Review


Pascal Harris – Te Manawa Art Gallery Series. 
Sunday, March 13. 
Reviewed by STEPHEN FISHER.
While the Te Manawa series normally showcases local artists, occasionally regular concert-goers will have the pleasure of listening to a notable artist from outside our community.
Yesterday's concert was given by Pascall Harris, who performed solo piano works by Liszt and Schubert.
Harris has studied music at Otago University and the Royal College in London and he has an extraordinary sensitivity for music as he served these two composers with a great deal of empathy and respect.
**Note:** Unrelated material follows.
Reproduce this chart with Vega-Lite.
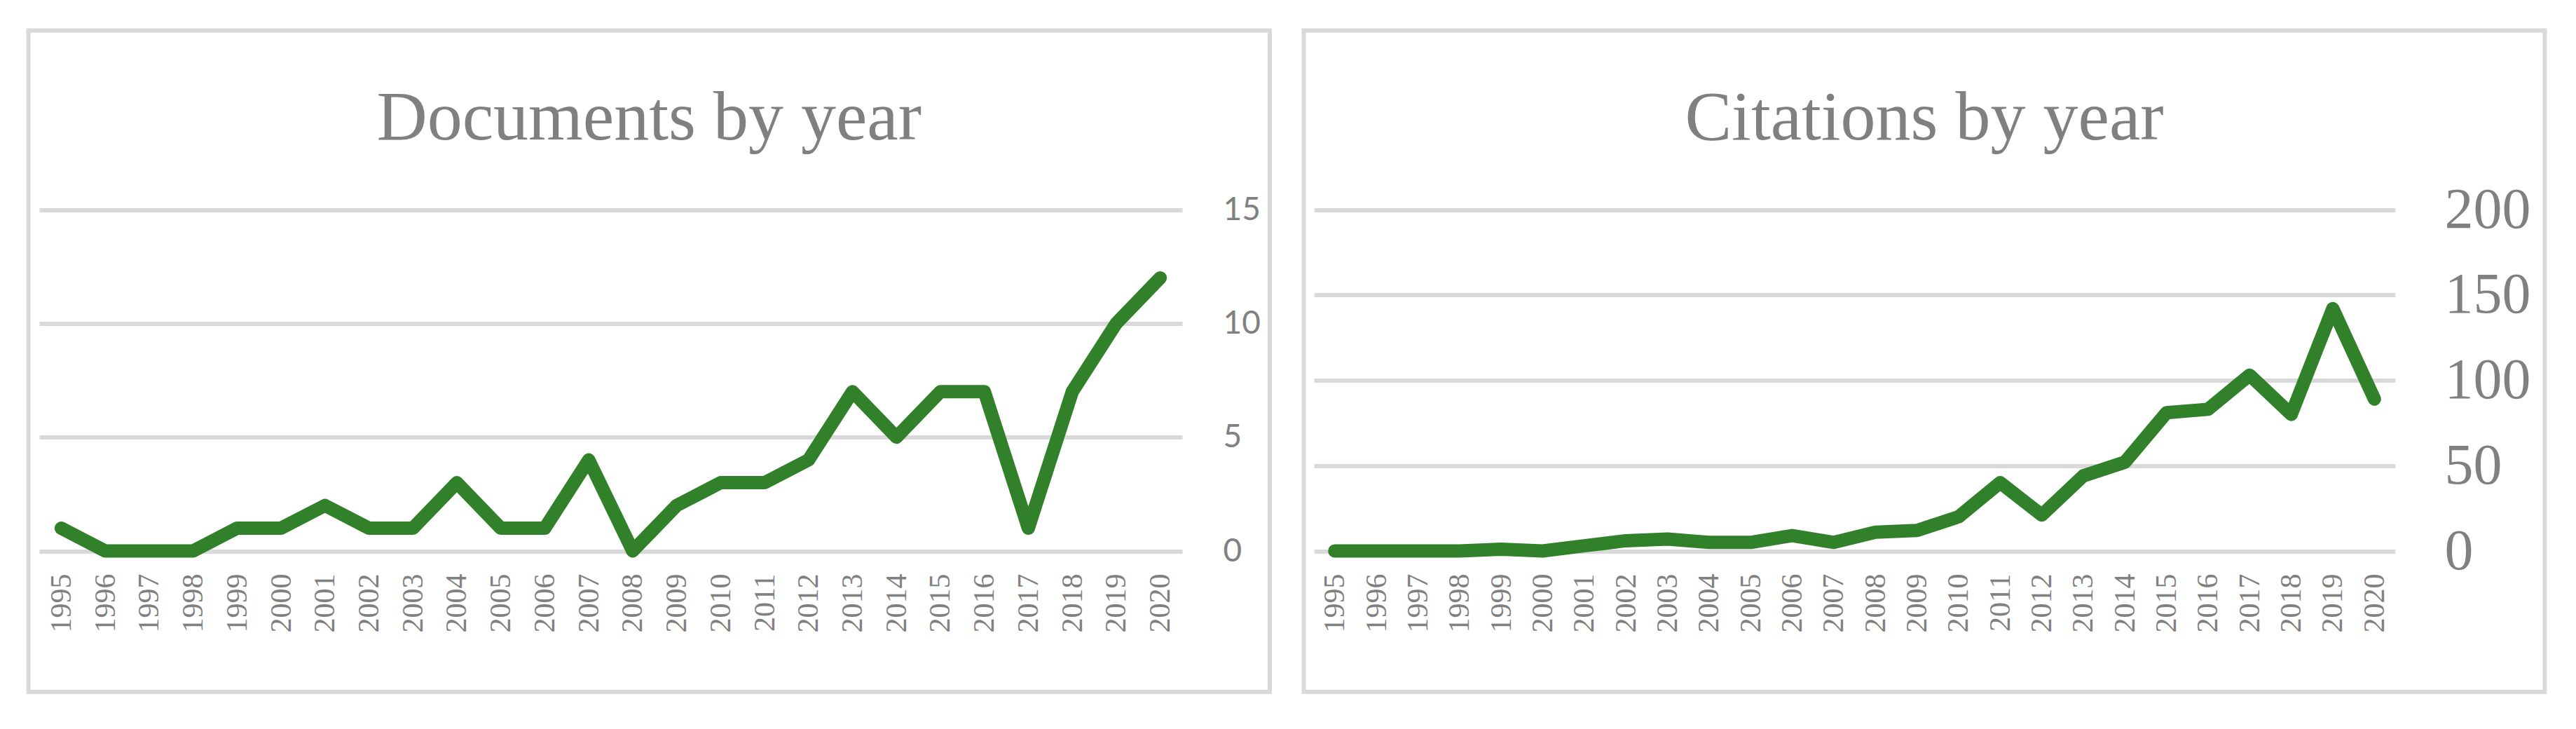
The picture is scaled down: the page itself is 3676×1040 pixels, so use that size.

Six movements from Liszt's Transcendental Etudes opened the programme. This work is an obvious showpiece but it provides tremendous emotional and technical challenges for the performer if the music is to be successfully conveyed to the audience.
Harris proved to be completely in control, presenting a performance that was full of virtuosic brilliance and emotional intensity as he drew out the enormous contrasts within the work.
Schubert's Piano Sonata No21 in Bb major closed the programme. A work of great beauty and, once more, a depth of emotional intensity.
With beautiful attention to detail, Harris shaped the work with great empathy for the composer's intentions.
The afternoon closed with a hauntingly beautiful delivery of Schubert's Impromptu in D flat, ensuring that this was certainly an afternoon to savour for the week to come.